Weihnachten und keine Fliegenfischergeschichte

Beitrag von Werner48 »

Hallo
es weihnachtet. Dies scheint mit Anlass genug, mit der folgenden Geschichte daran zu erinnern, dass die meisten von uns ihre anglerischen Ursprünge nicht im Fliegenfischen haben und dass- man sollte es gelegentlich erinnern- wir mit anderen Anglern vieles gemeinsam haben.

"Schleiensonntage

Kurz vor Sonnenaufgang fuhren wir los, meistens zu dritt oder viert über baumgesäumte Landstraßen in den Morgen hinein. Die Welt schlief in dieser weiten, flachen Landschaft aus Wiesen, Feldern und hellgrünen Laubwäldern. Aus den Wiesen stieg der Nebel und die schlafenden oder gerade erwachenden Kühe schälten sich im Vorbeifahren wie unförmige Skulpturen aus dem Dunst. Wenn dann nach einer halbstündigen Fahrt die aufgehende Sonne goldene Blitze durch das Blätterdach der Landstraße warf, lag der See vor uns und schien zwischen Nacht und Tag noch zu träumen. Die Vögel trugen bereits ihren morgendlichen Wettstreit aus und mit höher steigender Sonne würde der Nebel verfliegen und der See allmählich erwachen.
In diesem Land links des großen Stromes fließen die Flüsse hinter geraden Pappelreihen so langsam, dass sie fast zu stehen scheinen. Die ehemaligen Torfstiche sind zu flachen Seen geworden, von einem der Flüsse aufgefüllt und oft verschwimmen die Grenzen von Fluss und See ineinander. Alles, was geschieht, atmet die Jahrtausende alte Gelassenheit der niederrheinischen Landschaft. Nachdenklichkeit scheint stets über dem Land und seinen Bewohnern zu liegen. Und diejenigen seiner Gäste, die das Sehen noch nicht verlernt haben, lässt das Land in seinem Rhythmus zur Ruhe kommen. Auch wir sprachen kaum ein Wort, während wir uns auf dem Steg zum Fischen einrichteten, und instinktiv vermieden wir jeden überflüssigen Lärm und jede unangemessene Hast.
Der Schilfgürtel des Sees wurde an einigen Stellen durch von den Anglern gebaute Stege durchstochen. Sie führten vom festen Ufer bis zur offenen Wasserfläche und knickten dort rechtwinklig nach rechts oder links ab, so dass man vor dem Schilf auf dem Steg sitzen konnte und den fast gleichmäßig flachen, an der tiefsten Stelle drei Meter tiefen See beangeln konnte.
Unsere Fischereischeine hatten wir in den grünen Holzkasten geworfen, der an der Wand des Landgasthauses an der Straße angebracht war. Im Gasthaus würden wir gegen Mittag unsere Scheine auslösen, den nun eigentlich nicht mehr benötigten Tagesschein bezahlen und annehmen, ein Altbier trinken und mit anderen Anglern ein paar Worte über den Fang wechseln. Wir würden den einheimischen Skatspielern bei ihrem im Zigarrenqualm verschwimmenden Spiel zusehen und nach einer Weile nach Hause fahren.

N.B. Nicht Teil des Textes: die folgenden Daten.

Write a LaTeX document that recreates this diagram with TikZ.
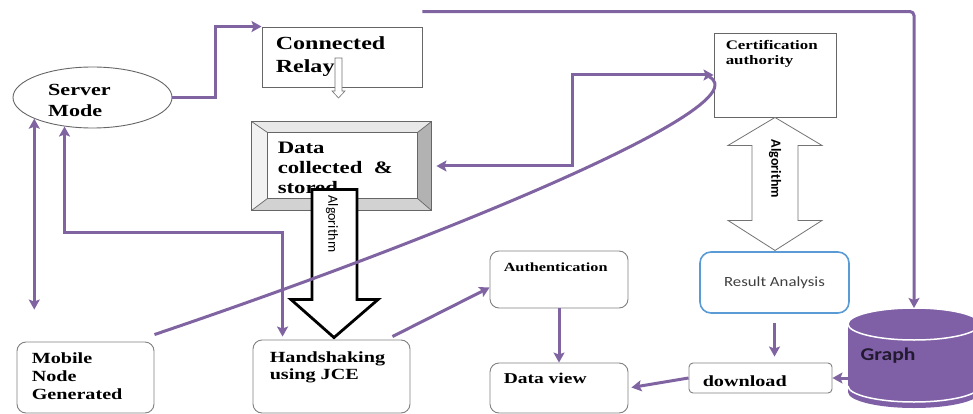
\documentclass[tikz,border=0pt]{standalone}
\usepackage{fontspec}
\setmainfont{Liberation Serif}[FakeStretch=1.3]
\newfontfamily\calib{Carlito}[FakeStretch=1.2]
\newfontfamily\calibup{Carlito}
\usetikzlibrary{positioning,shapes.geometric,arrows.meta,calc}

\definecolor{linkpurple}{HTML}{8064A2}
\definecolor{cylpurple}{HTML}{7F5FA6}
\definecolor{resblue}{HTML}{5B9BD5}
\definecolor{graphtext}{HTML}{221A30}

\tikzset{
  flowline/.style={draw=linkpurple, line width=3pt},
  flow/.style={flowline, -{Stealth[length=10pt,width=11pt,inset=2pt]}},
  twoway/.style={flowline, {Stealth[length=10pt,width=11pt,inset=2pt]}-{Stealth[length=10pt,width=11pt,inset=2pt]}},
  plainbox/.style={draw=black!60, line width=0.9pt, fill=white, inner sep=0pt},
  softbox/.style={plainbox, draw=black!50, rounded corners=9pt},
  boxtext/.style={inner sep=0pt, align=left, anchor=north west}
}

\begin{document}
\begin{tikzpicture}[x=1pt, y=-1pt]
\useasboundingbox (0,0) rectangle (973,414);

% server mode
\node[ellipse, draw=black!60, line width=0.9pt, fill=white, inner sep=0pt,
      minimum width=159pt, minimum height=61pt] (server) at (92.5,97.5) {};
\node[boxtext, font=\bfseries\fontsize{17}{21}\selectfont] (servertxt) at (48,84) {Server\\Mode};

% connected relay
\node[plainbox, minimum width=160pt, minimum height=60pt] (relay) at (342,57) {};
\node[boxtext, font=\bfseries\fontsize{18.5}{23}\selectfont, below right=10pt and 14pt of relay.north west] (relaytxt) {Connected\\Relay};
\draw[draw=black!55, fill=white, line width=0.6pt] ([xshift=-7pt,yshift=-1pt]relay.center)
  -- ++(7,0) -- ++(0,33) -- ++(3,0) -- ++(-6.5,7) -- ++(-6.5,-7) -- ++(3,0) -- cycle;

% data collected & stored (bevel)
\node[plainbox, minimum width=179pt, minimum height=88pt] (data) at (341.5,166) {};
\fill[gray!18] (data.north west) -- (data.north east) -- ([shift={(-14,11)}]data.north east) -- ([shift={(16,11)}]data.north west) -- cycle;
\fill[gray!10] (data.north west) -- ([shift={(16,11)}]data.north west) -- ([shift={(16,-12)}]data.south west) -- (data.south west) -- cycle;
\fill[gray!60] (data.north east) -- ([shift={(-14,11)}]data.north east) -- ([shift={(-14,-12)}]data.south east) -- (data.south east) -- cycle;
\fill[gray!35] (data.south west) -- ([shift={(16,-12)}]data.south west) -- ([shift={(-14,-12)}]data.south east) -- (data.south east) -- cycle;
\draw[black!60, line width=0.7pt] (data.north west) rectangle (data.south east)
  ([shift={(16,11)}]data.north west) rectangle ([shift={(-14,-12)}]data.south east)
  (data.north west) -- ++(16,11) (data.north east) -- ++(-14,11)
  (data.south west) -- ++(16,-12) (data.south east) -- ++(-14,-12);
\node[boxtext, font=\bfseries\fontsize{17.5}{20}\selectfont, below right=20pt and 26pt of data.north west] (datatxt) {Data\\collected\ \ \&\\stored};

% certification authority
\node[plainbox, minimum width=122pt, minimum height=84pt] (cert) at (775,75) {};
\node[boxtext, font=\bfseries\fontsize{13}{15}\selectfont, below right=8pt and 12pt of cert.north west] (certtxt) {Certification\\authority};

% bottom row
\node[softbox, minimum width=137pt, minimum height=71pt] (mobile) at (85.5,377.5) {};
\node[boxtext, font=\bfseries\fontsize{15.5}{18}\selectfont, below right=11pt and 15pt of mobile.north west] (mobiletxt) {Mobile\\Node\\Generated};

\node[softbox, minimum width=157pt, minimum height=73pt] (hand) at (331.5,376.5) {};
\node[boxtext, font=\bfseries\fontsize{15.5}{17}\selectfont, below right=12pt and 17pt of hand.north west] (handtxt) {Handshaking\\using JCE};

\node[softbox, minimum width=138pt, minimum height=57pt] (auth) at (559,279.5) {};
\node[boxtext, font=\bfseries\fontsize{12.5}{14}\selectfont, below right=12pt and 14pt of auth.north west] (authtxt) {Authentication};

\node[softbox, minimum width=138pt, minimum height=50pt] (view) at (559,388) {};
\node[boxtext, font=\bfseries\fontsize{15}{17}\selectfont, below right=10pt and 14pt of view.north west] (viewtxt) {Data view};

\node[softbox, draw=resblue, line width=1.6pt, rounded corners=11pt, minimum width=149pt, minimum height=61pt,
      font=\calib\fontsize{14}{16}\selectfont, text=black!75] (result) at (774.5,282.5) {Result Analysis};

\node[softbox, rounded corners=4pt, minimum width=143pt, minimum height=30pt] (download) at (760.5,378) {};
\node[boxtext, font=\bfseries\fontsize{15.5}{17}\selectfont, below right=13pt and 14pt of download.north west] (downloadtxt) {download};

% graph store
\coordinate (graphtop) at (914,308);
\coordinate (graphleft) at (848,378);
\fill[cylpurple] (848,324) -- (848,392) arc[start angle=180, end angle=360, x radius=66pt, y radius=16pt]
  -- (980,324) arc[start angle=0, end angle=180, x radius=66pt, y radius=16pt] -- cycle;
\draw[white, line width=1.5pt] (914,324) ellipse[x radius=66pt, y radius=16pt];
\draw[white, line width=1.5pt] (848,386) arc[start angle=180, end angle=360, x radius=66pt, y radius=16pt];
\node[font=\calib\bfseries\fontsize{18}{20}\selectfont, text=graphtext] (graph) at (888,356) {Graph};

% algorithm arrows
\draw[black, line width=2.8pt, fill=white, line join=miter] ([xshift=2.5pt,yshift=2pt]hand.north)
  -- ++(-43,-38) -- ++(21,0) -- ++(0,-110) -- ++(45,0) -- ++(0,110) -- ++(21,0) -- cycle;
\node[rotate=-90, font=\calibup\fontsize{14}{16}\selectfont] (algodown) at (332,224) {Algorithm};

\draw[black!55, line width=0.8pt, fill=white] (cert.south)
  -- ++(47,28) -- ++(-24,0) -- ++(0,75) -- ++(24,0) -- ++(-47,30)
  -- ++(-47,-30) -- ++(24,0) -- ++(0,-75) -- ++(-24,0) -- cycle;
\node[rotate=-90, font=\calibup\bfseries\fontsize{14}{16}\selectfont] (algoup) at (775,169) {Algorithm};

% connectors
\coordinate (mobilegap) at ([yshift=32pt]mobile.north);
\draw[flow] (server.east) -- ++(43,0) |- (relay.north west);
\draw[flow, rounded corners=4pt] ([yshift=15pt]relay.north east) -| (graphtop);
\draw[twoway] (server.200) -- (server.200 |- mobilegap);
\draw[twoway] (server.226) -- ++(0,106) -| ([xshift=30pt,yshift=3pt]hand.north west);
\draw[flowline] ([yshift=7pt]mobile.north east) .. controls (455,233) and (760,105) .. ([xshift=-4pt,yshift=-2pt]cert.west);
\draw[twoway] ([xshift=5pt]data.east) -| ($(data.east)!0.5!(cert.west)$) |- (cert.west);
\draw[flow] ([xshift=-18pt,yshift=3pt]hand.north east) -- ([yshift=-8pt]auth.west);
\draw[flow] (auth.south) -- (view.north);
\draw[flow, shorten <=9pt, shorten >=6pt] (result.south) -- (result.south |- download.north);
\draw[flow, shorten >=3pt] (download.west) -- (view.east);
\draw[flow] (graphleft) -- (download.east);
\end{tikzpicture}
\end{document}
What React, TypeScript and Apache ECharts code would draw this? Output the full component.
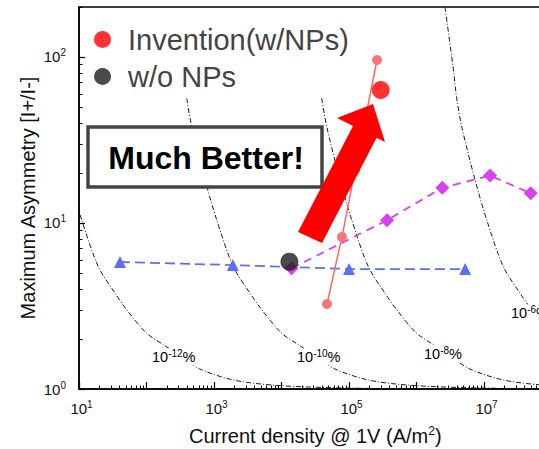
import React, { useEffect, useRef } from 'react';
import * as echarts from 'echarts';

const FONT = '"Liberation Sans", Arial, Helvetica, sans-serif';

// Axis ticks / labels
const xLabelValues = [10, 1e3, 1e5, 1e7];
const xMajorTicks = [10, 1e2, 1e3, 1e4, 1e5, 1e6, 1e7, 1e8];
const xMinorTicks = [
  20, 30, 40, 50, 60, 70, 80, 90,
  200, 300, 400, 500, 600, 700, 800, 900,
  2e3, 3e3, 4e3, 5e3, 6e3, 7e3, 8e3, 9e3,
  2e4, 3e4, 4e4, 5e4, 6e4, 7e4, 8e4, 9e4,
  2e5, 3e5, 4e5, 5e5, 6e5, 7e5, 8e5, 9e5,
  2e6, 3e6, 4e6, 5e6, 6e6, 7e6, 8e6, 9e6,
  2e7, 3e7, 4e7, 5e7, 6e7, 7e7, 8e7, 9e7,
];
const yLabelValues = [1, 10, 100];
const yMajorTicks = [1, 10, 100];
const yMinorTicks = [2, 3, 4, 5, 6, 7, 8, 9, 20, 30, 40, 50, 60, 70, 80, 90, 200];

// Series data (J in A/m^2, asymmetry)
const inventionLineJ = [4.72e4, 7.87e4, 1.23e5, 2.6e5];
const inventionLineA = [3.25, 8.24, 20.9, 95.9];
const inventionJ = [2.95e5];
const inventionA = [63.3];
const withoutJ = [1.31e4];
const withoutA = [5.85];
const blueJ = [40.5, 1905, 1.0e5, 5.25e6];
const blueA = [5.82, 5.58, 5.28, 5.28];
const magentaJ = [1.41e4, 3.66e5, 2.41e6, 1.23e7, 4.92e7];
const magentaA = [5.33, 10.4, 16.3, 19.3, 15.1];

// Iso-lines (10^-12 % curve; others are the same curve shifted by decades)
const isoBaseJ = [3.94, 4.68, 7.36, 11.0, 19.3, 34.1, 51.3, 100, 174, 316, 617, 1995, 8913, 87100, 1e6];
const isoBaseA = [56.4, 38.0, 18.2, 10.4, 5.46, 3.78, 2.99, 2.17, 1.86, 1.58, 1.32, 1.13, 1.05, 1.014, 1.002];
const isoExponents = ['-12', '-10', '-8', '-6'];
const isoDecadeShift = [0, 2, 4, 6];
// the 10^-6 % curve continues up to the top frame
const isoTopExtJ = [2.64e6, 3.48e6];
const isoTopExtA = [200, 87.1];
// label anchor positions (px, left / middle)
const isoLabelPos = [
  [152, 357],
  [297, 357],
  [424, 354],
  [511, 313],
];

const supLabel = (v: number) => {
  const e = Math.round(Math.log10(v));
  return `{b|10}{s|${e}}`;
};

export default function App() {
  const ref = useRef<HTMLDivElement>(null);

  useEffect(() => {
    if (!ref.current) return;
    const chart = echarts.init(ref.current, undefined, { renderer: 'svg' });

    const isoSeries = isoExponents.map((ex, k) => {
      const f = Math.pow(10, isoDecadeShift[k]);
      const pts = isoBaseJ.map((j, i) => [j * f, isoBaseA[i]]);
      const data = k === 3 ? isoTopExtJ.map((j, i) => [j, isoTopExtA[i]]).concat(pts) : pts;
      return {
        name: 'iso' + ex,
        type: 'line',
        data,
        xAxisIndex: 0,
        yAxisIndex: 0,
        smooth: 0.3,
        showSymbol: false,
        symbol: 'none',
        clip: true,
        silent: true,
        z: 1,
        lineStyle: { color: '#000', width: 0.9, type: [5, 2, 1, 2] },
      };
    });

    const tickRich = {
      b: { fontSize: 15, fontFamily: FONT, color: '#111', padding: [0, 0, 0, 5] },
      s: { fontSize: 10, fontFamily: FONT, color: '#111', padding: [0, 0, 8, 0] },
    };
    const yTickRich = {
      b: { fontSize: 15, fontFamily: FONT, color: '#111' },
      s: { fontSize: 10, fontFamily: FONT, color: '#111', padding: [0, 0, 8, 0] },
    };

    const isoLabelRich = {
      b: { fontSize: 14.5, fontFamily: FONT, color: '#111' },
      s: { fontSize: 10, fontFamily: FONT, color: '#111', padding: [0, 0, 7, 0] },
    };

    const option: any = {
      animation: false,
      backgroundColor: '#fff',
      grid: {
        left: 79,
        top: 7,
        width: 472.5,
        height: 382,
        show: true,
        borderColor: '#000',
        borderWidth: 1.5,
        backgroundColor: 'transparent',
        containLabel: false,
        outerBoundsMode: 'none',
      },
      legend: {
        data: ['Invention(w/NPs)', 'w/o NPs'],
        orient: 'vertical',
        left: 94,
        top: 25,
        padding: 0,
        itemGap: 8,
        itemWidth: 17,
        itemHeight: 17,
        icon: 'circle',
        selectedMode: false,
        formatter: (name: string) => `{t|${name}}`,
        textStyle: {
          fontSize: 29,
          fontFamily: FONT,
          color: '#444',
          rich: { t: { fontSize: 29, fontFamily: FONT, color: '#444', padding: [0, 0, 0, 12] } },
        },
      },
      xAxis: [
        {
          type: 'log',
          logBase: 10,
          min: 10,
          max: 1e8,
          position: 'bottom',
          name: '{t|Current density @ 1V (A/m}{s|2}{t|)}',
          nameLocation: 'middle',
          nameGap: 36,
          nameMoveOverlap: false,
          nameTextStyle: {
            rich: {
              t: { fontSize: 20, fontFamily: FONT, color: '#111' },
              s: { fontSize: 12, fontFamily: FONT, color: '#111', padding: [0, 0, 10, 0] },
            },
          },
          axisLine: { show: true, lineStyle: { color: '#000', width: 1.5 } },
          axisTick: { show: true, inside: true, length: 7, customValues: xMajorTicks, lineStyle: { color: '#000', width: 1.2 } },
          axisLabel: { customValues: xLabelValues, formatter: supLabel, rich: tickRich, margin: 10 },
          splitLine: { show: false },
          minorTick: { show: false },
        },
        {
          type: 'log',
          logBase: 10,
          min: 10,
          max: 1e8,
          position: 'bottom',
          axisLine: { show: false },
          axisTick: { show: true, inside: true, length: 3.5, customValues: xMinorTicks, lineStyle: { color: '#000', width: 1 } },
          axisLabel: { show: false },
          splitLine: { show: false },
        },
      ],
      yAxis: [
        {
          type: 'log',
          logBase: 10,
          min: 1,
          max: 200,
          position: 'left',
          name: 'Maximum Asymmetry [I+/I-]',
          nameLocation: 'middle',
          nameGap: 41,
          nameMoveOverlap: false,
          nameRotate: 90,
          nameTextStyle: { fontSize: 20, fontFamily: FONT, color: '#111' },
          axisLine: { show: true, lineStyle: { color: '#000', width: 1.5 } },
          axisTick: { show: true, inside: true, length: 6, customValues: yMajorTicks, lineStyle: { color: '#000', width: 1.2 } },
          axisLabel: { customValues: yLabelValues, formatter: supLabel, rich: yTickRich, margin: 13 },
          splitLine: { show: false },
          minorTick: { show: false },
        },
        {
          type: 'log',
          logBase: 10,
          min: 1,
          max: 200,
          position: 'left',
          axisLine: { show: false },
          axisTick: { show: true, inside: true, length: 3.5, customValues: yMinorTicks, lineStyle: { color: '#000', width: 1 } },
          axisLabel: { show: false },
          splitLine: { show: false },
        },
      ],
      series: [
        ...isoSeries,
        {
          name: 'blue',
          type: 'line',
          data: blueJ.map((j, i) => [j, blueA[i]]),
          symbol: 'triangle',
          symbolSize: 12,
          z: 3,
          itemStyle: { color: '#5b6ff2' },
          lineStyle: { color: '#5b6ff2', width: 1.8, type: [10, 5] },
        },
        {
          name: 'magenta',
          type: 'line',
          data: magentaJ.map((j, i) => [j, magentaA[i]]),
          symbol: 'diamond',
          symbolSize: 14,
          z: 3,
          itemStyle: { color: '#d940f0' },
          lineStyle: { color: '#d940f0', width: 1.8, type: [8, 6] },
        },
        {
          name: 'inventionLine',
          type: 'line',
          data: inventionLineJ.map((j, i) => [j, inventionLineA[i]]),
          symbol: 'circle',
          symbolSize: 10,
          z: 4,
          itemStyle: { color: '#f47878' },
          lineStyle: { color: '#f46a6a', width: 1.5 },
        },
        {
          name: 'Invention(w/NPs)',
          type: 'scatter',
          data: inventionJ.map((j, i) => [j, inventionA[i]]),
          symbol: 'circle',
          symbolSize: 18,
          z: 5,
          itemStyle: { color: '#ff0000' },
        },
        {
          name: 'w/o NPs',
          type: 'scatter',
          data: withoutJ.map((j, i) => [j, withoutA[i]]),
          symbol: 'circle',
          symbolSize: 18,
          z: 5,
          itemStyle: { color: '#1e1e1e' },
        },
      ],
      graphic: [
        ...isoExponents.map((ex, k) => ({
          type: 'text',
          x: isoLabelPos[k][0],
          y: isoLabelPos[k][1],
          z: 50,
          silent: true,
          style: {
            text: `{b|10}{s|${ex}}{b|%}`,
            rich: isoLabelRich,
            verticalAlign: 'middle',
            align: 'left',
            backgroundColor: '#fff',
          },
        })),
        {
          type: 'rect',
          z: 60,
          shape: { x: 88, y: 127, width: 234, height: 60 },
          style: { fill: '#fff', stroke: '#444', lineWidth: 3.5 },
        },
        {
          type: 'text',
          z: 61,
          x: 206,
          y: 158,
          style: {
            text: 'Much Better!',
            fontSize: 32,
            fontWeight: 'bold',
            fontFamily: FONT,
            fill: '#000',
            align: 'center',
            verticalAlign: 'middle',
          },
        },
        {
          type: 'polygon',
          z: 70,
          shape: {
            points: [
              [298, 232],
              [353, 126],
              [337, 118],
              [373, 104],
              [385, 142],
              [376.6, 137.8],
              [322, 243],
            ],
          },
          style: { fill: '#ff0000', stroke: 'none' },
        },
      ],
    };

    chart.setOption(option);
    return () => chart.dispose();
  }, []);

  return (
    <div style={{ position: 'fixed', left: 0, top: 0, width: 539, height: 449, overflow: 'hidden', background: '#fff' }}>
      <div ref={ref} style={{ width: 620, height: 449 }} />
    </div>
  );
}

Der Dunst über dem See löste sich allmählich auf und erste Fische durchbrachen mit ihren Rückenflossen die Wasseroberfläche. Ringe zeigten sich, kleine und große. Ein Karpfen wälzte sich mit dem breiten Rücken aus der Wasserfläche und tauchte wieder ein. Schweigend brachten wir die beringten Stippruten in Position, lange, nicht zu feine Ruten, mit denen man große Schleien oder einen Karpfen vom Schilfgürtel fernhalten konnte. Die kräftigen Posen waren so ausgebleit, dass sie kurz über dem schlammigen Grund ein Madenbündel oder einen Mistwurm tragen konnten. Das Anfutter musste so beschaffen sein, dass es nicht im Schlamm versank, aber auch nicht auf der Oberfläche trieb, sondern kurz über Grund schwebte. Der Seegrund war fast eben und die Fische konnten mit dem Köder nicht in der Tiefe verschwinden, sondern schienen ihn eine Weile im Maul zu tragen, während sie auf ihren Schleienstraßen entlang des Schilfrandes und in den See hinaus patroullierten.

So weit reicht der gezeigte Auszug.